**PROBLEM REQUIREMENTS:** Copy exactly, and only, the lines below from the first through the one containing "(\x,92) -- (\x,927);", both included; pictures are omitted.
▽
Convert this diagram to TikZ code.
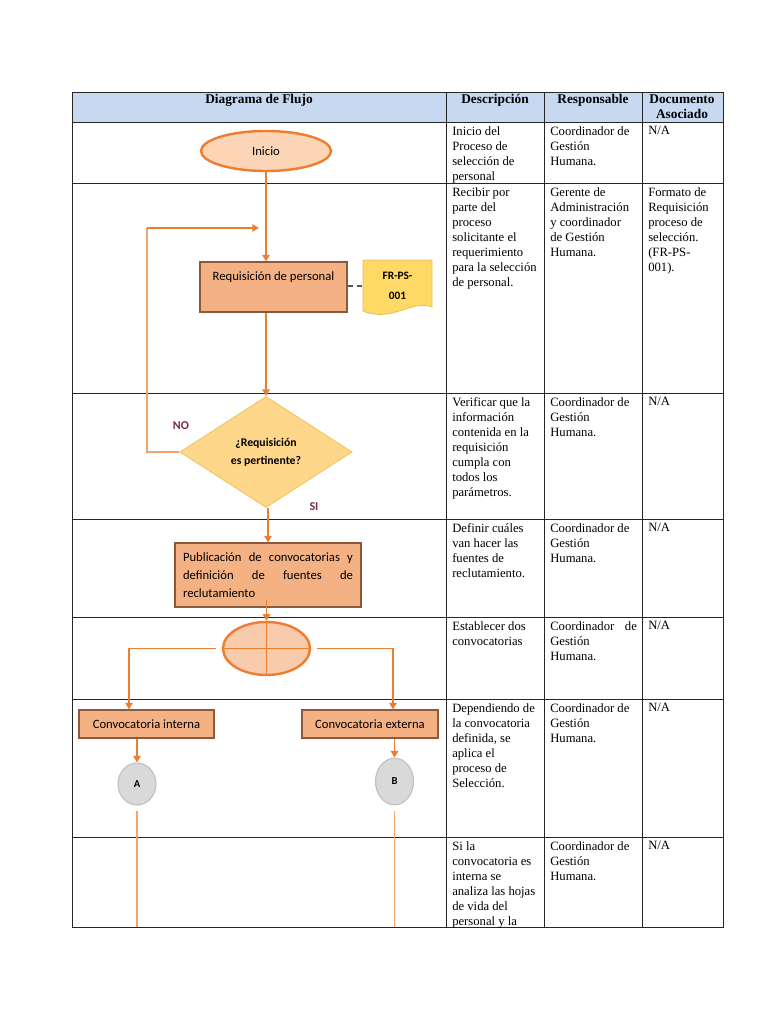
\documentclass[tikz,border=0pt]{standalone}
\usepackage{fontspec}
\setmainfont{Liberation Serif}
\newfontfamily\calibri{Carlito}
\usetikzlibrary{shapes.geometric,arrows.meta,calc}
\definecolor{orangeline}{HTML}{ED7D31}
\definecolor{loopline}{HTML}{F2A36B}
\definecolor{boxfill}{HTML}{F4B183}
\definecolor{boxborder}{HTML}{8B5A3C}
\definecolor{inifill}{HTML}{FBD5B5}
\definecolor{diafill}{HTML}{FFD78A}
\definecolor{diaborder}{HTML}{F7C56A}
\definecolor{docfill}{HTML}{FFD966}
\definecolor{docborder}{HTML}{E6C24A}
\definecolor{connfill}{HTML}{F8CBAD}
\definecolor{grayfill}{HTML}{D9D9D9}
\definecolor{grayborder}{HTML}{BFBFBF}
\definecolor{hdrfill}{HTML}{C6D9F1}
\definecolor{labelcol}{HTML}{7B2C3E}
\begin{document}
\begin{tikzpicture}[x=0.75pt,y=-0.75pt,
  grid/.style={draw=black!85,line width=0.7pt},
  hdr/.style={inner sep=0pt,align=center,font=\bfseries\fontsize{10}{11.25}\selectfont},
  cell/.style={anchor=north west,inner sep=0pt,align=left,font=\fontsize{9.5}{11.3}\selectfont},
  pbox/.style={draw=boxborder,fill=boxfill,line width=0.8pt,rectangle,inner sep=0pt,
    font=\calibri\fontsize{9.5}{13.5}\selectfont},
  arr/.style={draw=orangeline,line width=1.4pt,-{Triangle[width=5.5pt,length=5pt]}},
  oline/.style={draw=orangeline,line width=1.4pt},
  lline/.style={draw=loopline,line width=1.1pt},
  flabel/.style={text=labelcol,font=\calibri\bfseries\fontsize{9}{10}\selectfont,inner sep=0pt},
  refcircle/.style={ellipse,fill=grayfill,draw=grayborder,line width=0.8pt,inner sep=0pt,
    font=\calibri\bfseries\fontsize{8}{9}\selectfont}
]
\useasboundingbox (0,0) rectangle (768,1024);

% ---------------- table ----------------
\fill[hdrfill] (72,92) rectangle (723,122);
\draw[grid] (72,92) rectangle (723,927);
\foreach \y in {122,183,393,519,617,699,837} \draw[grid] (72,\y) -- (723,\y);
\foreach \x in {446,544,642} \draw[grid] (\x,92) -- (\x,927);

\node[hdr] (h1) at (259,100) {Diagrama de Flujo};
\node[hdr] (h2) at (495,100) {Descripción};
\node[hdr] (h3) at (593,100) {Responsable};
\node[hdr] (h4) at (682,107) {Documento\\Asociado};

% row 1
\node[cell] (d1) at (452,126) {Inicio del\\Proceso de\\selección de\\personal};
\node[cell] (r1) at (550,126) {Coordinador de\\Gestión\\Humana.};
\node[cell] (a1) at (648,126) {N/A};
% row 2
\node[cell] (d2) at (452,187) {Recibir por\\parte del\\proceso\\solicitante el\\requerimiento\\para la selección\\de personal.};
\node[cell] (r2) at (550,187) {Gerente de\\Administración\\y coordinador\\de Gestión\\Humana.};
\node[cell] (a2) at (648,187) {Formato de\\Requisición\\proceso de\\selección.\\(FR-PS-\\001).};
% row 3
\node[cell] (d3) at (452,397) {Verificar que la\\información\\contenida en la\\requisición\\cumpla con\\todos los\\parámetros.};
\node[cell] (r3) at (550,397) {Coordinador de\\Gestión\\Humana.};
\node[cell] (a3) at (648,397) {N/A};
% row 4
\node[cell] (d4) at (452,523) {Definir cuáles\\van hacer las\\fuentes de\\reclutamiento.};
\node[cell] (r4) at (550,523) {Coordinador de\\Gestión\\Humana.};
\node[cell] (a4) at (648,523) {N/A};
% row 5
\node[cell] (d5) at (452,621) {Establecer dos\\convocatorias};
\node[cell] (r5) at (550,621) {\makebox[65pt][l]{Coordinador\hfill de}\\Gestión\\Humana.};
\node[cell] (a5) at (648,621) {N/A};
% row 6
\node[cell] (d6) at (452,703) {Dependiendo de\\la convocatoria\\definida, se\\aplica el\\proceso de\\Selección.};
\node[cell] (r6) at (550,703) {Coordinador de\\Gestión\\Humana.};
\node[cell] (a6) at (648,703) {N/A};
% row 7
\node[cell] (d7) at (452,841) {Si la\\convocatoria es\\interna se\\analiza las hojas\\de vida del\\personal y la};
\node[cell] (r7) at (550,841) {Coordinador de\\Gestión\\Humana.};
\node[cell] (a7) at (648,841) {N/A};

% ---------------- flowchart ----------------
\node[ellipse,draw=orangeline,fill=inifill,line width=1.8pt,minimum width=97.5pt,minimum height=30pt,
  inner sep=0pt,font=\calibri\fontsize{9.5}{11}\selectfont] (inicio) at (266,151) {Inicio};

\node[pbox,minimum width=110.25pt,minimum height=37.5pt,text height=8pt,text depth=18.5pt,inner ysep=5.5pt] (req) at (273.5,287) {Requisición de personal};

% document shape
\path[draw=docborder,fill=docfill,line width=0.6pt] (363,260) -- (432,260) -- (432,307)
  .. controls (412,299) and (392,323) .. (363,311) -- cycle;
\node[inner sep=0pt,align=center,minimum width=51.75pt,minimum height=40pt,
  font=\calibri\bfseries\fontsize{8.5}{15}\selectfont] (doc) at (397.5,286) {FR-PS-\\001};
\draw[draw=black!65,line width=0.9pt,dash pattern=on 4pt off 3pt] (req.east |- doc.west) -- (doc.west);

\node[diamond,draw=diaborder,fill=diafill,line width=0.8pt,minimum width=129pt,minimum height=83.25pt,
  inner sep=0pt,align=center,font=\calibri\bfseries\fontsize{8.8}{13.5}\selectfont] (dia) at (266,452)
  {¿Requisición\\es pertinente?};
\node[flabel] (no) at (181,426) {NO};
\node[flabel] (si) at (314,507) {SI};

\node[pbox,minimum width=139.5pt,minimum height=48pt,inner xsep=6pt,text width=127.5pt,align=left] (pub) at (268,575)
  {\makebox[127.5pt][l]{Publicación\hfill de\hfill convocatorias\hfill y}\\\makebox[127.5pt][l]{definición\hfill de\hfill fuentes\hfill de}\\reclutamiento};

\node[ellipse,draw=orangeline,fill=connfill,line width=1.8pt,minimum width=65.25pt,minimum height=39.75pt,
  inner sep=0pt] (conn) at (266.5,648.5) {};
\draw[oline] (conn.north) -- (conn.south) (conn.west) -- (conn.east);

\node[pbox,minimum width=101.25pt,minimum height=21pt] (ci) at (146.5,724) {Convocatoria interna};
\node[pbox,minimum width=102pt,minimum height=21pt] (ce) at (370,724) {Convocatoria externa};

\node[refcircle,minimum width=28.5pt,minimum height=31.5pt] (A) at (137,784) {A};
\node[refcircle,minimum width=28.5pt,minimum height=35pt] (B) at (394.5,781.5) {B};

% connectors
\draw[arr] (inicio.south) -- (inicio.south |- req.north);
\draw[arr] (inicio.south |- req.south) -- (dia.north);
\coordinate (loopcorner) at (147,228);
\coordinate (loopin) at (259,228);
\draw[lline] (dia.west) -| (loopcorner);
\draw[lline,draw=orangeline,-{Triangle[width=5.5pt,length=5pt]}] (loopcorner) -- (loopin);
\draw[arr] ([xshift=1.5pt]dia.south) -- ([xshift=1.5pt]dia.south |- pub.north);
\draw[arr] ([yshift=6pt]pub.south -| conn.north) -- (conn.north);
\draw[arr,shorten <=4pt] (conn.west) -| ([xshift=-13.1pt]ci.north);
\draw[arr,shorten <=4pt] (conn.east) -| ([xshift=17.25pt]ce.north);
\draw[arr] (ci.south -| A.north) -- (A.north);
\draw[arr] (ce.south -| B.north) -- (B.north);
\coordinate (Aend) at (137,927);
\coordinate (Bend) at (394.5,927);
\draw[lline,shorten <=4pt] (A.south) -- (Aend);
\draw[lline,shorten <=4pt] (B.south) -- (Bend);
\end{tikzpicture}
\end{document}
△
**RIGHT ANSWER:**
Convert this diagram to TikZ code.
\documentclass[tikz,border=0pt]{standalone}
\usepackage{fontspec}
\setmainfont{Liberation Serif}
\newfontfamily\calibri{Carlito}
\usetikzlibrary{shapes.geometric,arrows.meta,calc}
\definecolor{orangeline}{HTML}{ED7D31}
\definecolor{loopline}{HTML}{F2A36B}
\definecolor{boxfill}{HTML}{F4B183}
\definecolor{boxborder}{HTML}{8B5A3C}
\definecolor{inifill}{HTML}{FBD5B5}
\definecolor{diafill}{HTML}{FFD78A}
\definecolor{diaborder}{HTML}{F7C56A}
\definecolor{docfill}{HTML}{FFD966}
\definecolor{docborder}{HTML}{E6C24A}
\definecolor{connfill}{HTML}{F8CBAD}
\definecolor{grayfill}{HTML}{D9D9D9}
\definecolor{grayborder}{HTML}{BFBFBF}
\definecolor{hdrfill}{HTML}{C6D9F1}
\definecolor{labelcol}{HTML}{7B2C3E}
\begin{document}
\begin{tikzpicture}[x=0.75pt,y=-0.75pt,
  grid/.style={draw=black!85,line width=0.7pt},
  hdr/.style={inner sep=0pt,align=center,font=\bfseries\fontsize{10}{11.25}\selectfont},
  cell/.style={anchor=north west,inner sep=0pt,align=left,font=\fontsize{9.5}{11.3}\selectfont},
  pbox/.style={draw=boxborder,fill=boxfill,line width=0.8pt,rectangle,inner sep=0pt,
    font=\calibri\fontsize{9.5}{13.5}\selectfont},
  arr/.style={draw=orangeline,line width=1.4pt,-{Triangle[width=5.5pt,length=5pt]}},
  oline/.style={draw=orangeline,line width=1.4pt},
  lline/.style={draw=loopline,line width=1.1pt},
  flabel/.style={text=labelcol,font=\calibri\bfseries\fontsize{9}{10}\selectfont,inner sep=0pt},
  refcircle/.style={ellipse,fill=grayfill,draw=grayborder,line width=0.8pt,inner sep=0pt,
    font=\calibri\bfseries\fontsize{8}{9}\selectfont}
]
\useasboundingbox (0,0) rectangle (768,1024);

% ---------------- table ----------------
\fill[hdrfill] (72,92) rectangle (723,122);
\draw[grid] (72,92) rectangle (723,927);
\foreach \y in {122,183,393,519,617,699,837} \draw[grid] (72,\y) -- (723,\y);
\foreach \x in {446,544,642} \draw[grid] (\x,92) -- (\x,927);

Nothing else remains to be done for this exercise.